— Requirement —
Repeat everything from the first line of the listing below through the line that contains "var BDX = 21, BDY", exactly. Leave out pictures.

================

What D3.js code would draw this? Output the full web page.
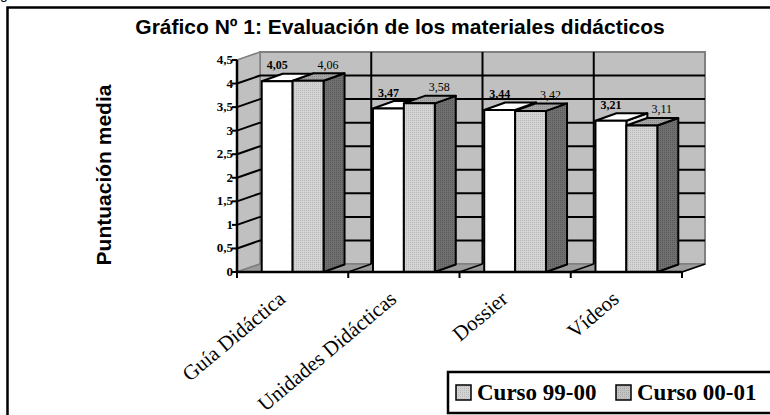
<!DOCTYPE html>
<html>
<head>
<meta charset="utf-8">
<script src="https://d3js.org/d3.v7.min.js"></script>
<style>
  body { margin: 0; background: #fff; }
  svg { display: block; }
</style>
</head>
<body>
<script>
// chart data
var categories = ["Guía Didáctica", "Unidades Didácticas", "Dossier", "Vídeos"];
var seriesNames = ["Curso 99-00", "Curso 00-01"];
var curso9900 = [4.05, 3.47, 3.44, 3.21];
var curso0001 = [4.06, 3.58, 3.42, 3.11];
var yTicks = [0, 0.5, 1, 1.5, 2, 2.5, 3, 3.5, 4, 4.5];
var yTickLabels = ["0", "0,5", "1", "1,5", "2", "2,5", "3", "3,5", "4", "4,5"];

var W = 770, H = 415;
var DX = 23, DY = -8;      // depth of the walls
var BDX = 21, BDY = -7.5;  // depth of the bars

var es = d3.formatLocale({decimal: ",", thousands: ".", grouping: [3], currency: ["", "€"]});
var fmt = es.format(".2f");

var svg = d3.select("body").append("svg")
  .attr("width", W).attr("height", H);

// fill patterns
var defs = svg.append("defs");
function dots(id, bg, fg) {
  var p = defs.append("pattern").attr("id", id)
    .attr("width", 2).attr("height", 2).attr("patternUnits", "userSpaceOnUse");
  p.append("rect").attr("width", 2).attr("height", 2).attr("fill", bg);
  p.append("rect").attr("width", 1).attr("height", 1).attr("fill", fg);
}
dots("light", "#d4d4d4", "#b8b8b8");
dots("mid", "#a6a6a6", "#8c8c8c");
dots("dark", "#707070", "#585858");
dots("swatch2", "#c4c4c4", "#a8a8a8");

// stray glyph from the text above the chart
svg.append("text").attr("x", 0).attr("y", -1)
  .attr("font-family", "Liberation Sans, Arial").attr("font-size", 14).text("g");

// outer frame
svg.append("rect").attr("x", 7.5).attr("y", 7.5).attr("width", 800).attr("height", 500)
  .attr("fill", "none").attr("stroke", "#000").attr("stroke-width", 2.5);

svg.append("text")
  .attr("x", 400).attr("y", 34)
  .attr("text-anchor", "middle")
  .attr("font-family", "Liberation Sans, Arial").attr("font-weight", "bold")
  .attr("font-size", 21)
  .text("Gráfico Nº 1: Evaluación de los materiales didácticos");

svg.append("text")
  .attr("transform", "translate(111,175) rotate(-90)")
  .attr("text-anchor", "middle")
  .attr("font-family", "Liberation Sans, Arial").attr("font-weight", "bold")
  .attr("font-size", 21)
  .text("Puntuación media");

var x = d3.scaleBand().domain(categories).range([237, 682]);
var xs = d3.scaleBand().domain(seriesNames).range([0, x.bandwidth()]).paddingOuter(0.8);
var y = d3.scaleLinear().domain([0, 4.5]).range([272, 60]);

var x0 = x.range()[0], x1 = x.range()[1];
var yTop = y(4.5), yBot = y(0);
var line = d3.line();

// walls and floor
var walls = svg.append("g");
walls.append("path")
  .attr("d", line([[x0 + DX, yTop + DY], [x1 + DX, yTop + DY], [x1 + DX, yBot + DY], [x0 + DX, yBot + DY]]) + "Z")
  .attr("fill", "#c0c0c0").attr("stroke", "#808080").attr("stroke-width", 2);
walls.append("path")
  .attr("d", line([[x0, yTop], [x0 + DX, yTop + DY], [x0 + DX, yBot + DY], [x0, yBot]]) + "Z")
  .attr("fill", "#c0c0c0").attr("stroke", "#808080").attr("stroke-width", 1.5);
walls.append("path")
  .attr("d", line([[x0, yBot], [x1, yBot], [x1 + DX, yBot + DY], [x0 + DX, yBot + DY]]) + "Z")
  .attr("fill", "#9c9c9c").attr("stroke", "#808080").attr("stroke-width", 1.5);

// grid lines on back and side walls
var gridTicks = yTicks.filter(function(t) { return t > 0 && t < 4.5; });
walls.selectAll(".hgrid").data(gridTicks).enter().append("line")
  .attr("x1", x0 + DX).attr("x2", x1 + DX)
  .attr("y1", function(d) { return y(d) + DY; }).attr("y2", function(d) { return y(d) + DY; })
  .attr("stroke", "#000").attr("stroke-width", 2);
walls.selectAll(".sgrid").data(gridTicks).enter().append("line")
  .attr("x1", x0).attr("x2", x0 + DX)
  .attr("y1", function(d) { return y(d); }).attr("y2", function(d) { return y(d) + DY; })
  .attr("stroke", "#000").attr("stroke-width", 2);

// vertical separators on back wall and diagonals on floor
var bounds = categories.slice(1).map(function(c) { return x(c); });
walls.selectAll(".vgrid").data(bounds).enter().append("line")
  .attr("x1", function(d) { return d + DX; }).attr("x2", function(d) { return d + DX; })
  .attr("y1", yTop + DY).attr("y2", yBot + DY)
  .attr("stroke", "#000").attr("stroke-width", 2);
walls.selectAll(".fgrid").data(bounds.concat([x1])).enter().append("line")
  .attr("x1", function(d) { return d; }).attr("x2", function(d) { return d + DX; })
  .attr("y1", yBot).attr("y2", yBot + DY)
  .attr("stroke", "#000").attr("stroke-width", 1.5);

// bars
var values = [curso9900, curso0001];
var faceFill = [
  {front: "#fff", top: "#fff", side: "#e8e8e8"},
  {front: "url(#light)", top: "url(#mid)", side: "url(#dark)"}
];
var bars = svg.append("g").attr("stroke", "#000").attr("stroke-width", 2).attr("stroke-linejoin", "round");
categories.forEach(function(cat, i) {
  seriesNames.forEach(function(s, k) {
    var v = values[k][i];
    var bx = x(cat) + xs(s), bw = xs.bandwidth();
    var yt = y(v), yb = y(0);
    var g = bars.append("g");
    g.append("path")
      .attr("d", line([[bx + bw, yt], [bx + bw + BDX, yt + BDY], [bx + bw + BDX, yb + BDY], [bx + bw, yb]]) + "Z")
      .attr("fill", faceFill[k].side);
    g.append("path")
      .attr("d", line([[bx, yt], [bx + bw, yt], [bx + bw + BDX, yt + BDY], [bx + BDX, yt + BDY]]) + "Z")
      .attr("fill", faceFill[k].top);
    g.append("rect")
      .attr("x", bx).attr("y", yt).attr("width", bw).attr("height", yb - yt)
      .attr("fill", faceFill[k].front);
  });
});

// value labels
categories.forEach(function(cat, i) {
  seriesNames.forEach(function(s, k) {
    var v = values[k][i];
    var cx = x(cat) + xs(s) + xs.bandwidth() / 2 + (k === 0 ? 0 : 20);
    svg.append("text")
      .attr("x", cx).attr("y", y(v) - 12)
      .attr("text-anchor", "middle")
      .attr("font-family", "Liberation Serif, Times New Roman").attr("font-size", 12)
      .attr("font-weight", k === 0 ? "bold" : "normal")
      .text(fmt(v));
  });
});

// axes
svg.append("line").attr("x1", x0).attr("x2", x0).attr("y1", yTop).attr("y2", yBot)
  .attr("stroke", "#000").attr("stroke-width", 2.5);
svg.append("line").attr("x1", x0 - 1).attr("x2", x1).attr("y1", yBot).attr("y2", yBot)
  .attr("stroke", "#000").attr("stroke-width", 2.5);

svg.selectAll(".ytick").data(yTicks).enter().append("line")
  .attr("x1", x0 - 5).attr("x2", x0)
  .attr("y1", function(d) { return y(d); }).attr("y2", function(d) { return y(d); })
  .attr("stroke", "#000").attr("stroke-width", 2);
svg.selectAll(".ylab").data(yTicks).enter().append("text")
  .attr("x", x0 - 4).attr("y", function(d) { return y(d) + 4; })
  .attr("text-anchor", "end")
  .attr("font-family", "Liberation Serif, Times New Roman").attr("font-weight", "bold")
  .attr("font-size", 13)
  .text(function(d, i) { return yTickLabels[i]; });

var xTickPos = categories.map(function(c) { return x(c); }).concat([x1]);
svg.selectAll(".xtick").data(xTickPos).enter().append("line")
  .attr("x1", function(d) { return d; }).attr("x2", function(d) { return d; })
  .attr("y1", yBot).attr("y2", yBot + 6)
  .attr("stroke", "#000").attr("stroke-width", 2);

svg.selectAll(".xlab").data(categories).enter().append("text")
  .attr("transform", function(d) {
    return "translate(" + (x(d) + x.bandwidth() / 2 - 6) + "," + (yBot + 29) + ") rotate(-40)";
  })
  .attr("text-anchor", "end")
  .attr("font-family", "Liberation Serif, Times New Roman").attr("font-size", 21)
  .text(function(d) { return d; });

// legend
var lg = svg.append("g");
lg.append("rect").attr("x", 448).attr("y", 372).attr("width", 340).attr("height", 41)
  .attr("fill", "#fff").attr("stroke", "#000").attr("stroke-width", 2.5);
var legX = [456, 616];
var swatchFill = ["url(#light)", "url(#swatch2)"];
seriesNames.forEach(function(s, k) {
  lg.append("rect").attr("x", legX[k]).attr("y", 385).attr("width", 15).attr("height", 15)
    .attr("fill", swatchFill[k]).attr("stroke", "#000").attr("stroke-width", 1.5);
  lg.append("text").attr("x", legX[k] + 21).attr("y", 400)
    .attr("font-family", "Liberation Serif, Times New Roman").attr("font-weight", "bold")
    .attr("font-size", 23)
    .text(s);
});
</script>
</body>
</html>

================

— Written answer —
What D3.js code would draw this? Output the full web page.
<!DOCTYPE html>
<html>
<head>
<meta charset="utf-8">
<script src="https://d3js.org/d3.v7.min.js"></script>
<style>
  body { margin: 0; background: #fff; }
  svg { display: block; }
</style>
</head>
<body>
<script>
// chart data
var categories = ["Guía Didáctica", "Unidades Didácticas", "Dossier", "Vídeos"];
var seriesNames = ["Curso 99-00", "Curso 00-01"];
var curso9900 = [4.05, 3.47, 3.44, 3.21];
var curso0001 = [4.06, 3.58, 3.42, 3.11];
var yTicks = [0, 0.5, 1, 1.5, 2, 2.5, 3, 3.5, 4, 4.5];
var yTickLabels = ["0", "0,5", "1", "1,5", "2", "2,5", "3", "3,5", "4", "4,5"];

var W = 770, H = 415;
var DX = 23, DY = -8;      // depth of the walls
var BDX = 21, BDY = -7.5;  // depth of the bars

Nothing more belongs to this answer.